The new shell hid pretty much the entirety of the 600D’s mechanical setup – semi-trailing arms and coil springs, with swing axles out back, and powered by water-cooled fours, only now the standard engine had 843-cc and the unibody shell had been made larger.

A year later Fiat debuted the Coupe and Spider versions – the Coupe was done in-house, the Spider was done at Bertone by a young Giorgetto Giugiaro and the bodies were built at Bertone’s Grugliasco facility. The 850 family would also be joined by another variant of the 600, the 600t minibus/minivan, but that’s another story.

The early Spider bore a resemblance up front to Bertone’s Corvair Testudo, with faired-in, set back headlights and clean, unadorned sides. The light didn’t last – replaced with more upright DOT-compliant round lamps by 1968.

At just 48” (122cm) tall, the 850 Spider looked bigger and longer than it actually was, and it attracted many small sports car buyers with its low price, typically undercutting the MG Midget and Triumph Spitfire by a couple hundred dollars.

Early U.S. cars came with an 817cc unit to dodge emissions, but the basic engine was the regular 850’s 843-cc unit, strangely a contra-rotating unit, not that anybody would notice this until you had to take things apart. The size was upped to 903cc in 1970 and the 850 became the 850 Sport Spider. It was not fast without performance parts, but it felt fast and looked good

Forever Cheap

850s needed a careful owner and always had poor resale values, which made them a bargain or an albatross depending on your perspective, but the Spider outlived the rest of the 850s in the United States (in Europe, the 850t/900t camper outlived them all), on sale into early 1974 (mostly leftover ’73s) when the earliest U.S.-spec X1/9s arrived.

850s needed a careful owner because despite their mechanical simplicity, they required regular valve adjustments and a fair degree of maintenance – and having so small an engine meant they were always worked hard. Worst of all was the the press-fit fuel inlet on the carb, which could leak and cause a fire if it aged too long.

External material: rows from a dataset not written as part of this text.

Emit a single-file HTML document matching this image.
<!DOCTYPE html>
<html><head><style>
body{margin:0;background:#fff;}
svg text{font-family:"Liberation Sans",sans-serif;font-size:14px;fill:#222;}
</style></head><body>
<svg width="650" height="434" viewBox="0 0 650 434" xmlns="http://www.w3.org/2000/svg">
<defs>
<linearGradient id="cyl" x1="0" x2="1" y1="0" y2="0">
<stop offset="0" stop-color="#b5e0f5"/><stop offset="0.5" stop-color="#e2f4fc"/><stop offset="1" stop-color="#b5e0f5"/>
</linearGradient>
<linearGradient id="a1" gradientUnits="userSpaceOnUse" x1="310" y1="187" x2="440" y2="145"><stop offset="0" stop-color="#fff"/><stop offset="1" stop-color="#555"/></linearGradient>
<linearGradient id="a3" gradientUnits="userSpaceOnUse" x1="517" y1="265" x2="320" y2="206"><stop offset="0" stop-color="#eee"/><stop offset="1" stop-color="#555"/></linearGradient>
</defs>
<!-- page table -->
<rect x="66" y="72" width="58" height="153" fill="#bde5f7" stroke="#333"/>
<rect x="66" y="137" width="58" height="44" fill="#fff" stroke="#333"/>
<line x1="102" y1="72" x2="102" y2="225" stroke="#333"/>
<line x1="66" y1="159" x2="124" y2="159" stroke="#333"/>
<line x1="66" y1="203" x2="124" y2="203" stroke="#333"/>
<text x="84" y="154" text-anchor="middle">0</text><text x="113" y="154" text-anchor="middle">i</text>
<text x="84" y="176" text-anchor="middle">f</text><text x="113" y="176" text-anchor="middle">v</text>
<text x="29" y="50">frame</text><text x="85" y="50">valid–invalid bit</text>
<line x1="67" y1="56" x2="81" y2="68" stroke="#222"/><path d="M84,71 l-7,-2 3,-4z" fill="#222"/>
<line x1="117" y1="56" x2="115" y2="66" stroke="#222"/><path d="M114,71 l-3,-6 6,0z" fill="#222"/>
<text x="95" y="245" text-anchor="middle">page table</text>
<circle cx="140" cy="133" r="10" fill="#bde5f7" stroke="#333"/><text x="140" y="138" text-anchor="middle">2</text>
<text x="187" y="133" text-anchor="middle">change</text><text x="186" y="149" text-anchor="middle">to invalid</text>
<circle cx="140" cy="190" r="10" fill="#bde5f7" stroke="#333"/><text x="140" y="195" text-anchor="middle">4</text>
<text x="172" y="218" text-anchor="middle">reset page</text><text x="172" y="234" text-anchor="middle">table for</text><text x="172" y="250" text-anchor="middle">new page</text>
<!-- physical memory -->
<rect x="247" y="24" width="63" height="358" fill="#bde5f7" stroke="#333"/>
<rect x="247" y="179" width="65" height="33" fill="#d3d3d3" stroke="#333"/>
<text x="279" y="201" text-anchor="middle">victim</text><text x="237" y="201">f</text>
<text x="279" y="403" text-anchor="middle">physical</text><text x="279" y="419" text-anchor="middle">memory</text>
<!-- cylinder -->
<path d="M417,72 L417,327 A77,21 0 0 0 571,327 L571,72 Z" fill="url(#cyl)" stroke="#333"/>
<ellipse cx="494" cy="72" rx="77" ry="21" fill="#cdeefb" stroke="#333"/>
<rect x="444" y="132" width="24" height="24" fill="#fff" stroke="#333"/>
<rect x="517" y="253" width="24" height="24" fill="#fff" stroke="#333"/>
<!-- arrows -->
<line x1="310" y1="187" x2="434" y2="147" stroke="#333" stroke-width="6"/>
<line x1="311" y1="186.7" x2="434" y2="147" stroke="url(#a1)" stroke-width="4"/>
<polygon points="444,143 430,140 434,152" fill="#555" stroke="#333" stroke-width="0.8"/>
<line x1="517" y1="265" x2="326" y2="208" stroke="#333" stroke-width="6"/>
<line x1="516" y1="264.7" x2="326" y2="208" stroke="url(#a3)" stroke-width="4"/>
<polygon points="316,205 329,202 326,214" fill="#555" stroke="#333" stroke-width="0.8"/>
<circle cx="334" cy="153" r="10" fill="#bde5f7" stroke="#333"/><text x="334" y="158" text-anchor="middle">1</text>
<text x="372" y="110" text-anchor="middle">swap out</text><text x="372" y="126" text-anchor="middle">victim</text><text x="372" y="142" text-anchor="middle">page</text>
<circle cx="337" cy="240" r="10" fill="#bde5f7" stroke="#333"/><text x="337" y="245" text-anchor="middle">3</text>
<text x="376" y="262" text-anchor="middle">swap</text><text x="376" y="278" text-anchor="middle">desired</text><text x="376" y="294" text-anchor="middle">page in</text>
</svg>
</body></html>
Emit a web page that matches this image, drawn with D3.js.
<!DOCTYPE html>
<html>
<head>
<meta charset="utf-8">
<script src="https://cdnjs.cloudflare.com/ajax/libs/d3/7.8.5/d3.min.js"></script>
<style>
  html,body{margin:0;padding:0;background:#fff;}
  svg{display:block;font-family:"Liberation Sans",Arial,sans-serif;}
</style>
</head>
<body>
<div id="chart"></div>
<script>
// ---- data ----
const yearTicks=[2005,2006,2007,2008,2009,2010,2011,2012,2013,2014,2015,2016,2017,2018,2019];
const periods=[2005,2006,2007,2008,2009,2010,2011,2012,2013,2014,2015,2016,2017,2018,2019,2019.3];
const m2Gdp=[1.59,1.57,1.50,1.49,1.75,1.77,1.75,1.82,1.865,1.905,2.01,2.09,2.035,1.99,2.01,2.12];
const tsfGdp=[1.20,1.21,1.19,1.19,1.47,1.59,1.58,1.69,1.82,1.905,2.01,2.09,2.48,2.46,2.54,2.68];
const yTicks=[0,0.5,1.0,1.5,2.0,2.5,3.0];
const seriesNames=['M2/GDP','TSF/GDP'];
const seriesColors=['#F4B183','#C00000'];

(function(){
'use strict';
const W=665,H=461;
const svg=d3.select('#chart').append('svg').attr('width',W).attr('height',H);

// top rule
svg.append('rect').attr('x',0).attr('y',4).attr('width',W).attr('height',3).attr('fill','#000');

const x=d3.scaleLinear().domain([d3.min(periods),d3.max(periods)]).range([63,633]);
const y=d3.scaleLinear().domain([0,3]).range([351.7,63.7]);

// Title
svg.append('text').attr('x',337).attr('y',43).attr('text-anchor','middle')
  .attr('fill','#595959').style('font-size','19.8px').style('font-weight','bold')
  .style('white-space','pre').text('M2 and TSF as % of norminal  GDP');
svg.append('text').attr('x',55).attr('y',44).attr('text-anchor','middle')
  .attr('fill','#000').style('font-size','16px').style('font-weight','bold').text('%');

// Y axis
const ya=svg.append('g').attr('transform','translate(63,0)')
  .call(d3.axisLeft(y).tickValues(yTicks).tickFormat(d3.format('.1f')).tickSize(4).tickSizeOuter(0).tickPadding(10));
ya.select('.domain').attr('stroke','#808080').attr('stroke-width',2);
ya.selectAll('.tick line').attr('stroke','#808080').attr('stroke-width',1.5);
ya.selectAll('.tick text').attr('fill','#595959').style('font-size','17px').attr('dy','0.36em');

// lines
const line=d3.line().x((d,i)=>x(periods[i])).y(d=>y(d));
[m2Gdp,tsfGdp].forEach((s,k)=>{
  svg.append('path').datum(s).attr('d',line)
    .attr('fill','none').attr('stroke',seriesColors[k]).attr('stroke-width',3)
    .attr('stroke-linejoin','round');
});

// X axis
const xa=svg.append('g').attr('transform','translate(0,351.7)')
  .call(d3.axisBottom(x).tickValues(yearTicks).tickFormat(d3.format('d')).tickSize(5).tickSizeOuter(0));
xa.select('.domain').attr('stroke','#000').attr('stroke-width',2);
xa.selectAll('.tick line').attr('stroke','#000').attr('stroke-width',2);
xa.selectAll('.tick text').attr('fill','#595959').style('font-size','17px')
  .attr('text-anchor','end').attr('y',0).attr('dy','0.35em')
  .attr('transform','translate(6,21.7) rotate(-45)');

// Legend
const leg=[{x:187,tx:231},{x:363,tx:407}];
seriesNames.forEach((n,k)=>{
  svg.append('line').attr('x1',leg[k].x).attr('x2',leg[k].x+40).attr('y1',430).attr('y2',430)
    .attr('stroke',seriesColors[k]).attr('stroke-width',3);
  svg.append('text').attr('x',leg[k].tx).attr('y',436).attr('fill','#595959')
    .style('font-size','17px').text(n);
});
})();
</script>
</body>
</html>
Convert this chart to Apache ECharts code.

They could also rust, like most 60s/70s Fiats, with a vengeance. The rust problems on the 850 were pronounced enough and caused enough to complaints for NHTSA to force Fiat to recall and buy back thousands of cars in 1979, long after the 850 was off the radar as a new vehicle. The buy-back was, at that time, unprecedented.

Because the values were so low, it often didn’t make sense to invest in fixing an 850, which greatly reduced their numbers – but good ones could still be lots of fun and generally cheap to buy and own if maintained. This one, with only a little bit of rust, probably only needed a couple of weekends worth of work to put right.